YOUR OBJECTIVE.
Report, as a bare number, how many lines contain the string "this".

Figure scripts
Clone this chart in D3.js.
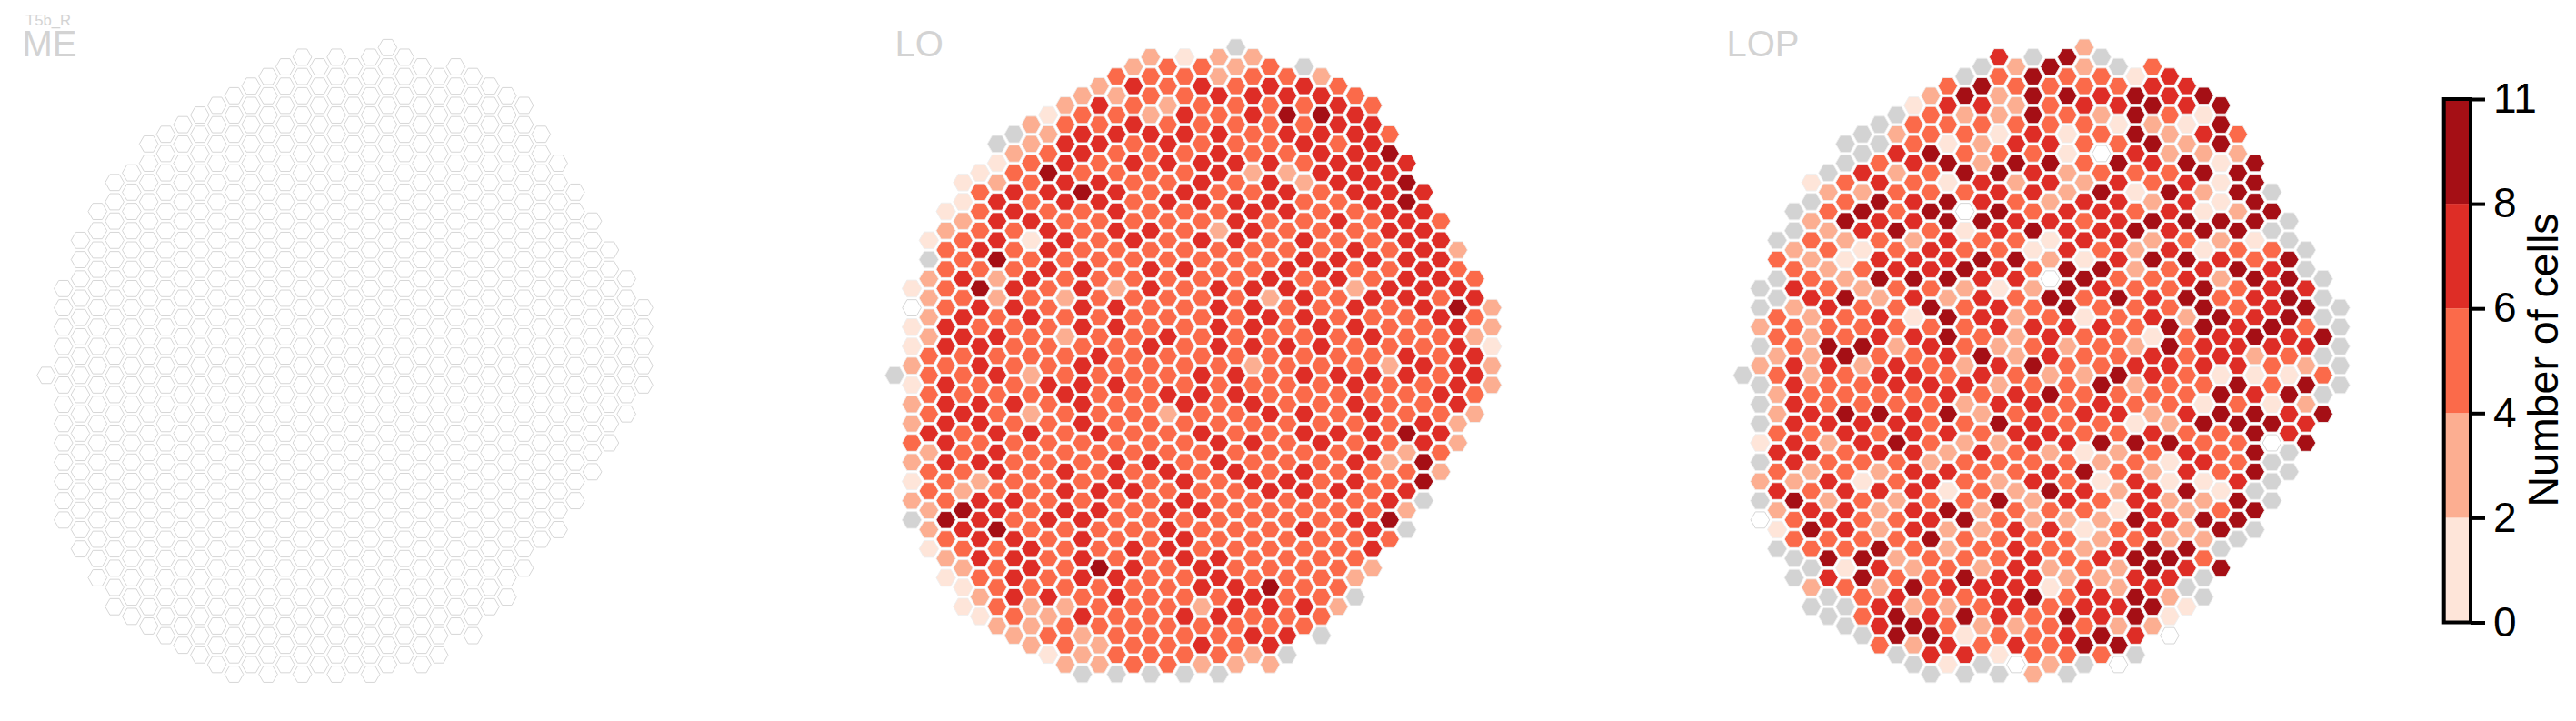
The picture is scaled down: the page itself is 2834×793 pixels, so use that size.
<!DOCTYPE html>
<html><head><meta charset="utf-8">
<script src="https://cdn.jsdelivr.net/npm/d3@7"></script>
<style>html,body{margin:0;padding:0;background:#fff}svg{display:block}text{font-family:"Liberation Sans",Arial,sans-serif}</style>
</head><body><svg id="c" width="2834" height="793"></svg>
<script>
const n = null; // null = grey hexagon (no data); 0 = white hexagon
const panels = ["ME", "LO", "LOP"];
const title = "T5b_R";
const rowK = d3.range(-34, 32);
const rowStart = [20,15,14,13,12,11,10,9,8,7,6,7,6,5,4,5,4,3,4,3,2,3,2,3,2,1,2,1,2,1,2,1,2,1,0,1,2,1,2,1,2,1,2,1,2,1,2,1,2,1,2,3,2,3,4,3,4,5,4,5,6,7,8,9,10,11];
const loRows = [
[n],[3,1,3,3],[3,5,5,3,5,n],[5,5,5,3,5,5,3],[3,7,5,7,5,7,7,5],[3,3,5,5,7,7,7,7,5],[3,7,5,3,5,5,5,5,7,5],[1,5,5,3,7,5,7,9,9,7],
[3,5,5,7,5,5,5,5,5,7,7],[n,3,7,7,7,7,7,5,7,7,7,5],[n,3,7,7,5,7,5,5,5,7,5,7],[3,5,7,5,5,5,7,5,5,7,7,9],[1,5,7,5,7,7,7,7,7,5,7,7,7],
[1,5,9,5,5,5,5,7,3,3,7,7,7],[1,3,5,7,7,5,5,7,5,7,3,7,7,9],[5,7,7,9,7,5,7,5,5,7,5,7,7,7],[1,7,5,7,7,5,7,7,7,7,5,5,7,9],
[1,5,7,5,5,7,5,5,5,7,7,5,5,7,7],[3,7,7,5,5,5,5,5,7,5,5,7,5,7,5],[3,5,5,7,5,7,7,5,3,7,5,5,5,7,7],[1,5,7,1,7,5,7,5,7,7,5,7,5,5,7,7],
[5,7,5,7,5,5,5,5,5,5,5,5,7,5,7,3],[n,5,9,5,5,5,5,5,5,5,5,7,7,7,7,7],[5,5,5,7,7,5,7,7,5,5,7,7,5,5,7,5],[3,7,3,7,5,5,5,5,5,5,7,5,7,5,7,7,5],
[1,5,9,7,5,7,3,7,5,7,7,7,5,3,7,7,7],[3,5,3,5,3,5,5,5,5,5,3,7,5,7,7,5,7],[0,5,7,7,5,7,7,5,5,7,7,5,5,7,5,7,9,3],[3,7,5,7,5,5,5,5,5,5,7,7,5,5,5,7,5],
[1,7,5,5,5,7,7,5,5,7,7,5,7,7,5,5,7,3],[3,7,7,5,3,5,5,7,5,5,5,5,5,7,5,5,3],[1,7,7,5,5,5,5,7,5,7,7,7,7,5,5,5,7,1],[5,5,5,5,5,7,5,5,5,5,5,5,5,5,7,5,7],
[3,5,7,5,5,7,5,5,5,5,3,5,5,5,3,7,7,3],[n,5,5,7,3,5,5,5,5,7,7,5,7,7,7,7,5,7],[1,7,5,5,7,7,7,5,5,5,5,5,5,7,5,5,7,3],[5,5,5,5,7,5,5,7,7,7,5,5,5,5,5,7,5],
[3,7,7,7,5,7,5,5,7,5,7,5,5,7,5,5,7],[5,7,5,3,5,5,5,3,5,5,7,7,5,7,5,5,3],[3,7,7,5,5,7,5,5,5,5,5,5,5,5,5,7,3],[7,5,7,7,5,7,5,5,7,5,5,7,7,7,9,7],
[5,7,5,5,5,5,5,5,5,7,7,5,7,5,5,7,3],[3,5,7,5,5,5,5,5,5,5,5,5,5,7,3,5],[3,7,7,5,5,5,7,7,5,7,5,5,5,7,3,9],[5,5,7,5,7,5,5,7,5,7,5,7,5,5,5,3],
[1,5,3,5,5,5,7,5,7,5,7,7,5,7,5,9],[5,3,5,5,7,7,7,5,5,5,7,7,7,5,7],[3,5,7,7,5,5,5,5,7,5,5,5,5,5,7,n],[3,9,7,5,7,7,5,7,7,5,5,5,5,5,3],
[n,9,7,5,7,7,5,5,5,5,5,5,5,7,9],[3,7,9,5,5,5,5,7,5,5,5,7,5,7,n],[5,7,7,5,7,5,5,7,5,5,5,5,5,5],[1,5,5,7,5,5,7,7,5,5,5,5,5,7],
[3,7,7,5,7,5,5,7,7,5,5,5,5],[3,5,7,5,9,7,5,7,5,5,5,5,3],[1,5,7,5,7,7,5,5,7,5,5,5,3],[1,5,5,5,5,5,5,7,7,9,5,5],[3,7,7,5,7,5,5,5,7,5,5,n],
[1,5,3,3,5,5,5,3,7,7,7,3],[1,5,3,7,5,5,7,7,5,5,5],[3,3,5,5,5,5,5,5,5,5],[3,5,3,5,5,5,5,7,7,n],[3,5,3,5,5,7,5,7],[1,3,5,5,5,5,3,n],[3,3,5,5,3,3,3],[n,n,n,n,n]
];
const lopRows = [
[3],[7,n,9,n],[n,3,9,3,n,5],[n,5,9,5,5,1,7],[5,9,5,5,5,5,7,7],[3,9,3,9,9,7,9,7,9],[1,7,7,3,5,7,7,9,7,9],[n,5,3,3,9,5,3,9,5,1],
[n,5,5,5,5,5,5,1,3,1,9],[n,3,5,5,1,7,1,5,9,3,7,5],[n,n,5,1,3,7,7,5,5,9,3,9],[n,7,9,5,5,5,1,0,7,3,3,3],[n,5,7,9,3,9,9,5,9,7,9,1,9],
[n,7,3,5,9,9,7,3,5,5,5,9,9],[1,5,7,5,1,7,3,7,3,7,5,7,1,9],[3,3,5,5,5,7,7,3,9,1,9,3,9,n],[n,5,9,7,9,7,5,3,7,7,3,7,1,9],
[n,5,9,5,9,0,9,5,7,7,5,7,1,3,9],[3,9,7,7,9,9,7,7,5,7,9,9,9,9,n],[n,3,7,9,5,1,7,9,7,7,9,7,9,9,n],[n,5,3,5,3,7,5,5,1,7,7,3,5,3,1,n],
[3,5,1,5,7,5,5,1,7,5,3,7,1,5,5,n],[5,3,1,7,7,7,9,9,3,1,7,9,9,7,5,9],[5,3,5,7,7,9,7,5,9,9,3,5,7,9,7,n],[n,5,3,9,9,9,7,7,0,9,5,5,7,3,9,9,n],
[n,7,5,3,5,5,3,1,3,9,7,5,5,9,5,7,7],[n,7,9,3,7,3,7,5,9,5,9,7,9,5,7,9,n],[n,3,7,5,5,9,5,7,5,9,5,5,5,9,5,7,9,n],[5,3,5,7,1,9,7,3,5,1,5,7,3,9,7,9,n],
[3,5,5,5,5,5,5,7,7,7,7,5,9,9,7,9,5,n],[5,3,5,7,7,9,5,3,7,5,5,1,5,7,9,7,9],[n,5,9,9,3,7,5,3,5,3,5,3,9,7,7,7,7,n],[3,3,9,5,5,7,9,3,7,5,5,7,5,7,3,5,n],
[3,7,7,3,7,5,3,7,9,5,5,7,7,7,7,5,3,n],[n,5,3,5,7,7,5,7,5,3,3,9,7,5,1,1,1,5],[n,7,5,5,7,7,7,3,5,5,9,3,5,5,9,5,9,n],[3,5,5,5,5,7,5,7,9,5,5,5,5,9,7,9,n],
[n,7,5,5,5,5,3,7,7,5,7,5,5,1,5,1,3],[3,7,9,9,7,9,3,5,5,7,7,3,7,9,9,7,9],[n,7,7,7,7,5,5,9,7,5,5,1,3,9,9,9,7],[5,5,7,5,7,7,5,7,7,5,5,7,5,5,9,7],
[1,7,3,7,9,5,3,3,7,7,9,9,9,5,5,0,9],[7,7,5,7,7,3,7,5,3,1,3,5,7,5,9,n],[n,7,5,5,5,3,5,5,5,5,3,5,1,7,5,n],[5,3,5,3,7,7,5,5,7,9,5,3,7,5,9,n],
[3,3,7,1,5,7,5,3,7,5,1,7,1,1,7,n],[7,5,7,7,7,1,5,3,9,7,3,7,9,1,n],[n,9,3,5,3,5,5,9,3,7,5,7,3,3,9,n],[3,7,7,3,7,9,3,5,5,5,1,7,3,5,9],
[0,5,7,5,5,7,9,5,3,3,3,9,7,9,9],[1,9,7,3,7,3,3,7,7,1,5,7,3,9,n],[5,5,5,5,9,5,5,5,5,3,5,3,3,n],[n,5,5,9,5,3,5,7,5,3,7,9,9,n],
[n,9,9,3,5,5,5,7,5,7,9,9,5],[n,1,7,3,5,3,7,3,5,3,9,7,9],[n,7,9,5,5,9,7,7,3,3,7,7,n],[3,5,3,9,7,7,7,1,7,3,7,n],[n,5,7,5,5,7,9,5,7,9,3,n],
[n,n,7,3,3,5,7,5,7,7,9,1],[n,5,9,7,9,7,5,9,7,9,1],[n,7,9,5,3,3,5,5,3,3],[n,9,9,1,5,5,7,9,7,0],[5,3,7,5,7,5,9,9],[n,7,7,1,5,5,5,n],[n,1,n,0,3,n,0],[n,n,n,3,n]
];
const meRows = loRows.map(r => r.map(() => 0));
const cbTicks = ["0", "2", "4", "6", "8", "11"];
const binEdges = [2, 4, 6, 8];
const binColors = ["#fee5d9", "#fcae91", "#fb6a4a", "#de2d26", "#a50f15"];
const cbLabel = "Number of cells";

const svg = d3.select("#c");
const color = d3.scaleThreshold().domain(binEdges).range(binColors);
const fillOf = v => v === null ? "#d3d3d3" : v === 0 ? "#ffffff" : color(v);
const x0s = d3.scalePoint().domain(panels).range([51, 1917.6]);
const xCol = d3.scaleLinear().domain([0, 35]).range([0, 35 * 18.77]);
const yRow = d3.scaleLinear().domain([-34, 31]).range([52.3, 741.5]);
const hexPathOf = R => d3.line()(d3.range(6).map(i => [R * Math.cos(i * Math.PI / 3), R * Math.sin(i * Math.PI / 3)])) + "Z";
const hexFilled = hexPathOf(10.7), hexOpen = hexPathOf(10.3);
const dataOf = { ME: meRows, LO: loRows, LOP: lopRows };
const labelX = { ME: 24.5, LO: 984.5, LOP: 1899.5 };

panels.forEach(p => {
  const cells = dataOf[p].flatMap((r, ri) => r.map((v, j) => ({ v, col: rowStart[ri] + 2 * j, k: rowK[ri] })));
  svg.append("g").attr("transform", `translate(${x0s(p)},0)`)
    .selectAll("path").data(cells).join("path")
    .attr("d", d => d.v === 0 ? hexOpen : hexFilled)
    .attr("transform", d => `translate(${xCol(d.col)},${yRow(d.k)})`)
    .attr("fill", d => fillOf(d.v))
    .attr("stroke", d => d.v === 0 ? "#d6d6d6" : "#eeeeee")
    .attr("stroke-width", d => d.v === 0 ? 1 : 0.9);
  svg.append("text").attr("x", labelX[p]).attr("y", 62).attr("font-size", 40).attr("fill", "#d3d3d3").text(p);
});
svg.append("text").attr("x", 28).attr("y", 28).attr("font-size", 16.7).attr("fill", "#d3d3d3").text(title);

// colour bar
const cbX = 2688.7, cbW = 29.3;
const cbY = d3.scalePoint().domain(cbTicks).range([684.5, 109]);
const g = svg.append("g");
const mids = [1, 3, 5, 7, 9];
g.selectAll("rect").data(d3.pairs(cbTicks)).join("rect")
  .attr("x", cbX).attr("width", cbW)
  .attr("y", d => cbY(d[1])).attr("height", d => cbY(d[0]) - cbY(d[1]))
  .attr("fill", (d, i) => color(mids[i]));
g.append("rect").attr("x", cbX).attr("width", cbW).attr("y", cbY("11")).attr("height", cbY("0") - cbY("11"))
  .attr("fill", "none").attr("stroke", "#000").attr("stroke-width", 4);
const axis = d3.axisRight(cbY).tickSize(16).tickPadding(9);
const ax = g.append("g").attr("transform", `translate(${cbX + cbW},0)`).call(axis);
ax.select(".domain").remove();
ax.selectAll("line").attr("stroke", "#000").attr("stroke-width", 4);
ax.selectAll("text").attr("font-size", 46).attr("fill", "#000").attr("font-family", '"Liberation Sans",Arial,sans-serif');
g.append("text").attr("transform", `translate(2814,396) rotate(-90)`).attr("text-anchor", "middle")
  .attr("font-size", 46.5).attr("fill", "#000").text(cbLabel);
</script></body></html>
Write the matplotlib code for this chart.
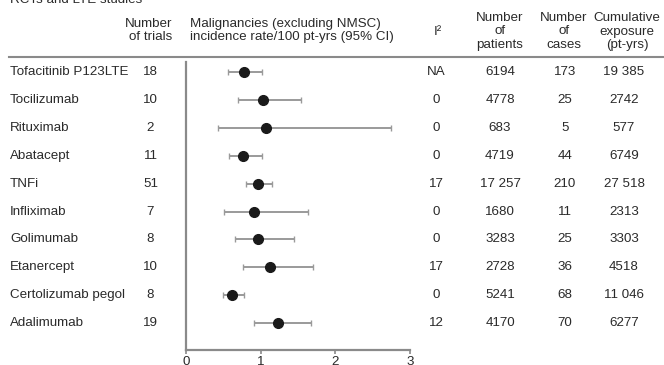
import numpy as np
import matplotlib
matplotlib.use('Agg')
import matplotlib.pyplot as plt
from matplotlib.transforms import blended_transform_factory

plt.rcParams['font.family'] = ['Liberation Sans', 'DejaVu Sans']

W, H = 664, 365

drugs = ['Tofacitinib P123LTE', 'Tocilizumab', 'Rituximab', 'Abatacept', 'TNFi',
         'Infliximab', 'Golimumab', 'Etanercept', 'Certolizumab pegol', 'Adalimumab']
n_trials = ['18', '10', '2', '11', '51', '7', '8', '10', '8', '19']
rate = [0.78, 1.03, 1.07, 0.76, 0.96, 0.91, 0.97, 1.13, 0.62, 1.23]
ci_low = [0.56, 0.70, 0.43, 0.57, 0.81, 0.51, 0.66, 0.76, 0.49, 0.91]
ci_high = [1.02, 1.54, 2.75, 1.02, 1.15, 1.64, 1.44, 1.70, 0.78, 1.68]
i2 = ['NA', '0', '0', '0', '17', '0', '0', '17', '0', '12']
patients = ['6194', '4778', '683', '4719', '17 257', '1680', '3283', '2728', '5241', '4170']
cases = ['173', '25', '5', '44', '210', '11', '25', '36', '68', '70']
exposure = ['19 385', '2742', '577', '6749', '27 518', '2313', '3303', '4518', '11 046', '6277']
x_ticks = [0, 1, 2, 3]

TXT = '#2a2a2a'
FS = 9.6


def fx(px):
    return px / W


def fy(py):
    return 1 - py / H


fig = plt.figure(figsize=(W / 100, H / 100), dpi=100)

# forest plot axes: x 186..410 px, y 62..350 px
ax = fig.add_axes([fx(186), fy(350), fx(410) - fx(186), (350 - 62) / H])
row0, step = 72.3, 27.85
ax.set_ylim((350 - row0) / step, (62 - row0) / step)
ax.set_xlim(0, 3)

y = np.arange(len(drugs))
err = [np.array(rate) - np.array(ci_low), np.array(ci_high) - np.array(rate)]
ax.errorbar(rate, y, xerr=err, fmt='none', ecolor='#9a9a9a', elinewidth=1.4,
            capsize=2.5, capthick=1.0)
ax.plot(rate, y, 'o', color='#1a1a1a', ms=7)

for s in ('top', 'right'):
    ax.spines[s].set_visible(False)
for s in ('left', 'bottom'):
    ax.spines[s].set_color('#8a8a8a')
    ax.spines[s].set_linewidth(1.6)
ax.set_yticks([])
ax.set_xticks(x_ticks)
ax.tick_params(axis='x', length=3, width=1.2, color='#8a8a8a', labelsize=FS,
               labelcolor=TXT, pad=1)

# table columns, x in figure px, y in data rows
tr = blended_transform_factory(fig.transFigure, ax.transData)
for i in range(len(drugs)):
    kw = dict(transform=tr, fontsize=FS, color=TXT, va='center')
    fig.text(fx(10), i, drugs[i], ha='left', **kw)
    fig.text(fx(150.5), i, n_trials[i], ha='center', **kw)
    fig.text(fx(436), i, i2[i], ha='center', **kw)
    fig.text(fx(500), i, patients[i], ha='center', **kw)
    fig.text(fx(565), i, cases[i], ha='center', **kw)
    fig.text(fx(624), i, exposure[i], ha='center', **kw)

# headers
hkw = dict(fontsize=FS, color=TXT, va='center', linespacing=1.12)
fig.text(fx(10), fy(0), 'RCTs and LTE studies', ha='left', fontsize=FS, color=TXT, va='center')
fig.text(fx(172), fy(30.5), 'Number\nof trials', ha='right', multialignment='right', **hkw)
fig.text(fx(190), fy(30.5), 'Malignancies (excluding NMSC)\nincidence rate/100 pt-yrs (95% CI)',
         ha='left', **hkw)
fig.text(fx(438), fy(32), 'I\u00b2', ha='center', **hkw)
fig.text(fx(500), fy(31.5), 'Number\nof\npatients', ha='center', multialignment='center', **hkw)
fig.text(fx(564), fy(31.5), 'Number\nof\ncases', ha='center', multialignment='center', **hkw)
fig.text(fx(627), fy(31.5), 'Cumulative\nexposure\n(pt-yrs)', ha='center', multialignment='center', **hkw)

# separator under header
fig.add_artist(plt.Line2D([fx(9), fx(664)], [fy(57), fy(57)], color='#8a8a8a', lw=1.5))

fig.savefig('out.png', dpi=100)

WRITTEN ANSWER.
2